* **WORK TO DO**
A single run of lines is to be printed exactly: starting at the line with "Output the component" and ending at the line with "const yIntervalA = 50;", both included. Leave the pictures out.

* **LISTED RECORDS**

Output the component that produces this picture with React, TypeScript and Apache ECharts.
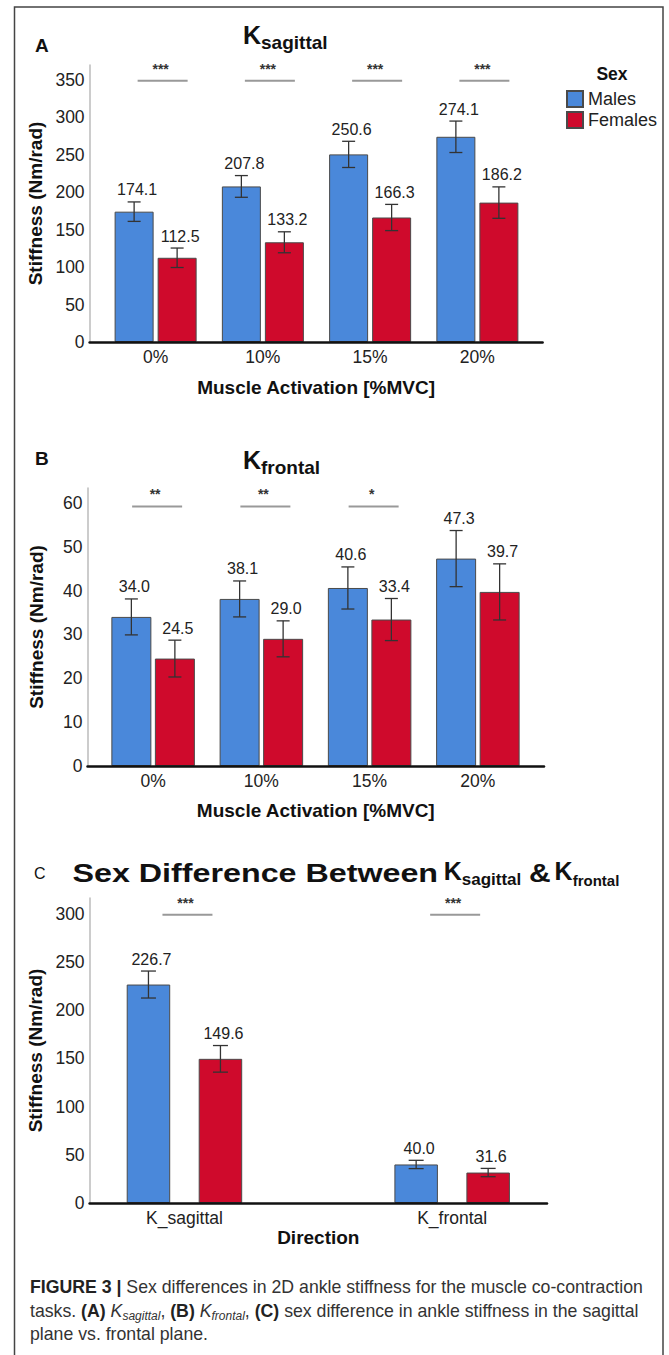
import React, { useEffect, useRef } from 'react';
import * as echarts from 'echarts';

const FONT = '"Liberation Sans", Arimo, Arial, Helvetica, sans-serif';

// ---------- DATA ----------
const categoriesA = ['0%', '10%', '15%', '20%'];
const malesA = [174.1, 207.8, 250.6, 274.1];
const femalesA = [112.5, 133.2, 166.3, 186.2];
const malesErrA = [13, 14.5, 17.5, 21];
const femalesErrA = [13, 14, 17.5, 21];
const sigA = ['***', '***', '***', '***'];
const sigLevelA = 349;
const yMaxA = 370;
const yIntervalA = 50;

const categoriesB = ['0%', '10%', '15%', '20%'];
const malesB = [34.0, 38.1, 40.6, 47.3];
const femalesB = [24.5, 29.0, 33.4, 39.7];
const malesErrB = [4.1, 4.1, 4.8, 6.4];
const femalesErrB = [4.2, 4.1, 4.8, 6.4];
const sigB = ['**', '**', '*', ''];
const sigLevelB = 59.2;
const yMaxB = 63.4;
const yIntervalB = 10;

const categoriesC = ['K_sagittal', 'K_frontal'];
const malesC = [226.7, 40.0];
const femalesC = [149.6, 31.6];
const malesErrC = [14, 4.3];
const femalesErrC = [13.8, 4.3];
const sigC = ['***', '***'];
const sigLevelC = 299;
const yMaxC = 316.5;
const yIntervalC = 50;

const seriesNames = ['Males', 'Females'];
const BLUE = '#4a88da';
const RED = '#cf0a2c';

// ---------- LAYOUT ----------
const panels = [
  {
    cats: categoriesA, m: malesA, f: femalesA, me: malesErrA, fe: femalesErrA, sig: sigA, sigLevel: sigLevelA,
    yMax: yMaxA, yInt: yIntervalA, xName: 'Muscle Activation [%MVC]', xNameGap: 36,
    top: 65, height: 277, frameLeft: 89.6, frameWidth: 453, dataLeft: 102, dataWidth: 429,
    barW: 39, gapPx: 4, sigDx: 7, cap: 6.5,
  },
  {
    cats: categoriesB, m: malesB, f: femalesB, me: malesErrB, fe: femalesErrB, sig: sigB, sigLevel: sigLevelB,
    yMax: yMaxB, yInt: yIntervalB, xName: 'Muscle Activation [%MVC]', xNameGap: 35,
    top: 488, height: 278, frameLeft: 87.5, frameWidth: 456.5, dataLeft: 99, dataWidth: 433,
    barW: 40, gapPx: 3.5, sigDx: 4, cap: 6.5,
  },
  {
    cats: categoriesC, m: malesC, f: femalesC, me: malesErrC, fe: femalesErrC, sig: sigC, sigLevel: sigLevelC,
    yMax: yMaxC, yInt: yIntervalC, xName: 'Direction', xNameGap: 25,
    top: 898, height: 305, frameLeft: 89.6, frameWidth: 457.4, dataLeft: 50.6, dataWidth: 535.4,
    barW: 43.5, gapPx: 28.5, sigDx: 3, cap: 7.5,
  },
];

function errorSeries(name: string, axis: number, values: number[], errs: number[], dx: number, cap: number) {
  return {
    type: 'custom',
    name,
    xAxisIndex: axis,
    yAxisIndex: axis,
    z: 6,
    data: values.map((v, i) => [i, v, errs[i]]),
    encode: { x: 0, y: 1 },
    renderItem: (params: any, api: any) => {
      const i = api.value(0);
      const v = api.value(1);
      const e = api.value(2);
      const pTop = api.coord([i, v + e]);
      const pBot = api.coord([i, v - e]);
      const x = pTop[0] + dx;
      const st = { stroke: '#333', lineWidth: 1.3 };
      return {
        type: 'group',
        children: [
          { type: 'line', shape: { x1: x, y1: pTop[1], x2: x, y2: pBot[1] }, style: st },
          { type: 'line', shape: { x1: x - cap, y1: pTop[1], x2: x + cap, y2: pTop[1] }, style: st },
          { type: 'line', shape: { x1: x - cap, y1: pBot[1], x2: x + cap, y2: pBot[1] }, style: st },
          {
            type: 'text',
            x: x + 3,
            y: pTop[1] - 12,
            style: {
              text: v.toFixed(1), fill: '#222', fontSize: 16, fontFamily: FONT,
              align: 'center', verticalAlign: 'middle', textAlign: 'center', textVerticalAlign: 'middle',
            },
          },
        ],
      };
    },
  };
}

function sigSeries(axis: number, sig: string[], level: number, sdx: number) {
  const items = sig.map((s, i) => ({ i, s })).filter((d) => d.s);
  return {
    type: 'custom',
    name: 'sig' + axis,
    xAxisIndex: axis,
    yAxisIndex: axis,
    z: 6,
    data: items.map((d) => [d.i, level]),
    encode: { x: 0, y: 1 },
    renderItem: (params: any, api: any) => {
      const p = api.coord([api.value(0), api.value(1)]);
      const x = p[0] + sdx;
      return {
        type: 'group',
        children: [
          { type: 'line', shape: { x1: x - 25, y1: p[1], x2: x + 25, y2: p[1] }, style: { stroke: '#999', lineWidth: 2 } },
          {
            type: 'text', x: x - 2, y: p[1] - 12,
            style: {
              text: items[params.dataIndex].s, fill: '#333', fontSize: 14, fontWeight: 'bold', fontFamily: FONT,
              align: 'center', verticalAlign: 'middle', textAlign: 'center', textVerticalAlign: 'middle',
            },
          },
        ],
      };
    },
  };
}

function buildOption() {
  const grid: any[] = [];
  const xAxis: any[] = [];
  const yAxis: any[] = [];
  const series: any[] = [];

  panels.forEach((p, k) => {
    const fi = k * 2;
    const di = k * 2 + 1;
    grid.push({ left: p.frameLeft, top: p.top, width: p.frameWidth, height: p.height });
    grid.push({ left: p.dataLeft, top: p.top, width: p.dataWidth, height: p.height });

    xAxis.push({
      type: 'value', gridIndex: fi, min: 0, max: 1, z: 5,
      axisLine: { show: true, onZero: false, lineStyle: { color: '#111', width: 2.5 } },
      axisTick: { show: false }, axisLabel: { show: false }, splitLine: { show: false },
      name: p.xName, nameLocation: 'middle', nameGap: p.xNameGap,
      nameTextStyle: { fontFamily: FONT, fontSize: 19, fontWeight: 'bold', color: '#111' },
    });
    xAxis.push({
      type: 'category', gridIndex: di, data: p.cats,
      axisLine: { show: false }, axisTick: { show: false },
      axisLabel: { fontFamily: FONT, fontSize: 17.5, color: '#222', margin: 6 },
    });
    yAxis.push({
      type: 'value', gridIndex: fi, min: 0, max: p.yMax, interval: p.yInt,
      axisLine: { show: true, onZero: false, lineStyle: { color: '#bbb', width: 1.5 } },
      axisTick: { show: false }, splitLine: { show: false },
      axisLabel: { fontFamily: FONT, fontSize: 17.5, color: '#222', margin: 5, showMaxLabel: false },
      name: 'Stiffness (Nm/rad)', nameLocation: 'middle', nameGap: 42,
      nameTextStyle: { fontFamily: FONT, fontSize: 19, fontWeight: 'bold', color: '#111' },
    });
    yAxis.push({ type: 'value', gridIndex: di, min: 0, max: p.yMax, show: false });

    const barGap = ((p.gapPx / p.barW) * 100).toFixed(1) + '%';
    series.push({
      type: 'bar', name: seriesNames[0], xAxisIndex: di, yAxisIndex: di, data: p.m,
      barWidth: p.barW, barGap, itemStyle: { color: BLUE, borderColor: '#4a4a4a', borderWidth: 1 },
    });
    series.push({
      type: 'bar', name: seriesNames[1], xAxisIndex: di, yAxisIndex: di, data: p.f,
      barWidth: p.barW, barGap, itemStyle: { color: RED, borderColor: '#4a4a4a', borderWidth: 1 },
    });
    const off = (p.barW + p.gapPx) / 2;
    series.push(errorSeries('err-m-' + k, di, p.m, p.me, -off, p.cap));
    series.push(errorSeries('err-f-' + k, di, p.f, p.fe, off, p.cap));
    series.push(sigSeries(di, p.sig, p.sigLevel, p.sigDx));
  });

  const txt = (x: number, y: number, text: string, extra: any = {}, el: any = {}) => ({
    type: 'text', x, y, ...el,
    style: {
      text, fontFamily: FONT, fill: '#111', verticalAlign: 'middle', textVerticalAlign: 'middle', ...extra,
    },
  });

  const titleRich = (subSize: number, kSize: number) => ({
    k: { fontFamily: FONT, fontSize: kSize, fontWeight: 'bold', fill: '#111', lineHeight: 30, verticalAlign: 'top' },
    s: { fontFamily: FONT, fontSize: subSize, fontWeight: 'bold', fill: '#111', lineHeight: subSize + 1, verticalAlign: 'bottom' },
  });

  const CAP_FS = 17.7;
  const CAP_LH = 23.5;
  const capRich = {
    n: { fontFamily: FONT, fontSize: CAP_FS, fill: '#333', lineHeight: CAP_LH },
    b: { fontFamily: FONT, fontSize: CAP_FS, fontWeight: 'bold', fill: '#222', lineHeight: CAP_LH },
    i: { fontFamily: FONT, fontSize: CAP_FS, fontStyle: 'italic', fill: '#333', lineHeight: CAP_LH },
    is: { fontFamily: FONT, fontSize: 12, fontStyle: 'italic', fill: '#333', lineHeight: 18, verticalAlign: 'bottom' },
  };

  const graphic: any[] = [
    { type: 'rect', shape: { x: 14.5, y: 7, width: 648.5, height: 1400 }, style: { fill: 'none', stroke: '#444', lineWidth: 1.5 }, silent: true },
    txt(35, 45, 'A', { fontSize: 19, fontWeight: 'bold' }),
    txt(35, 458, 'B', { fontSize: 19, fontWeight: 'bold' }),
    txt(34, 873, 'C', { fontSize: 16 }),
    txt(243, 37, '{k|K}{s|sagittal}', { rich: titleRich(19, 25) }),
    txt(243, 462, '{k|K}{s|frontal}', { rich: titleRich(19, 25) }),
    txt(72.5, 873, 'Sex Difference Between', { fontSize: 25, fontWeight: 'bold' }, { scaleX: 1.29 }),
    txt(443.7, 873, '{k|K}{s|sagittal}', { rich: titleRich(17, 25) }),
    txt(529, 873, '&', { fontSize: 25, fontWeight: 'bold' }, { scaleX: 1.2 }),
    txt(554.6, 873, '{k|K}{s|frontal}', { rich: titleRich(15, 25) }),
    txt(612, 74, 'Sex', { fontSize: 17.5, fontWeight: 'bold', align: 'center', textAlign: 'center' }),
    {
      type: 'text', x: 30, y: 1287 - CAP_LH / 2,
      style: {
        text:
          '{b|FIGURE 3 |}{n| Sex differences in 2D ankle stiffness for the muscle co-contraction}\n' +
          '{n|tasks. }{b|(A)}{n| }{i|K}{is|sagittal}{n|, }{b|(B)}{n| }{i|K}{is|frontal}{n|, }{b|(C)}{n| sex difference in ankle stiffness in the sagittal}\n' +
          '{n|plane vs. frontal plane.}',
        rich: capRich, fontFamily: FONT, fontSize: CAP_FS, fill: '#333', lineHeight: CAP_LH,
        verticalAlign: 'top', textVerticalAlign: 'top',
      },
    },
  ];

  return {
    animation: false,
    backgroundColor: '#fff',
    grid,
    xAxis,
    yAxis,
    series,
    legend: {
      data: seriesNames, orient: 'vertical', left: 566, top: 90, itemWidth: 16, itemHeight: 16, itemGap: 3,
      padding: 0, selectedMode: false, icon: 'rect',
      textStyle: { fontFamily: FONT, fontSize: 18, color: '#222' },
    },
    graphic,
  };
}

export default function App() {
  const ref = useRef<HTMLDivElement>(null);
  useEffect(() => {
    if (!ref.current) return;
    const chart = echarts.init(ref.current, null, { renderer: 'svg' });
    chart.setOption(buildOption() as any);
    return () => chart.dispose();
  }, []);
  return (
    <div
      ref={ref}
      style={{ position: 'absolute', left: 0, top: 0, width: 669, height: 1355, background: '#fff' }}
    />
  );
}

...

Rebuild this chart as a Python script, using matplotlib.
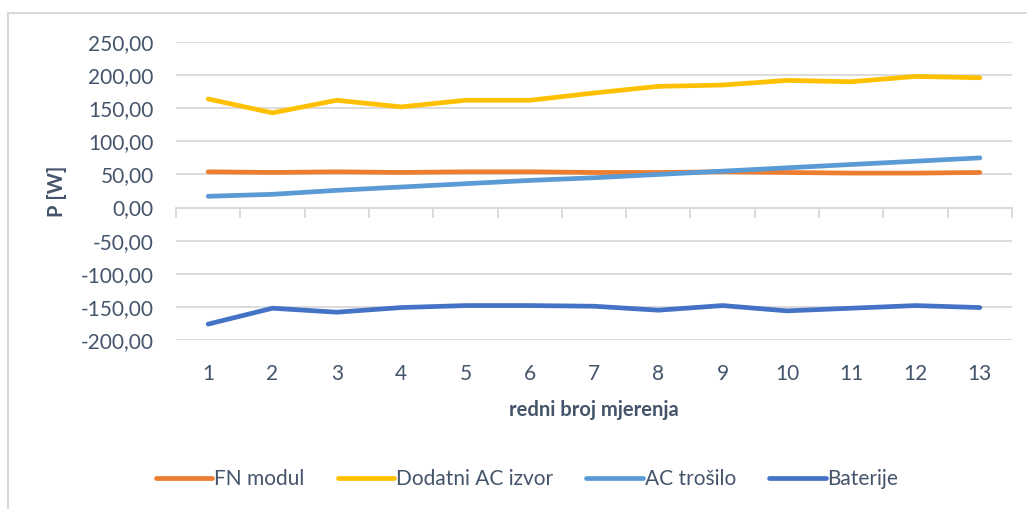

* **THE COMPLETED TASK**
Output the component that produces this picture with React, TypeScript and Apache ECharts.
import React, { useEffect, useRef } from 'react';
import * as echarts from 'echarts';

const FONT = '"Liberation Sans", Arimo, Arial, Helvetica, sans-serif';

// ---------- DATA ----------
const categoriesA = ['0%', '10%', '15%', '20%'];
const malesA = [174.1, 207.8, 250.6, 274.1];
const femalesA = [112.5, 133.2, 166.3, 186.2];
const malesErrA = [13, 14.5, 17.5, 21];
const femalesErrA = [13, 14, 17.5, 21];
const sigA = ['***', '***', '***', '***'];
const sigLevelA = 349;
const yMaxA = 370;
const yIntervalA = 50;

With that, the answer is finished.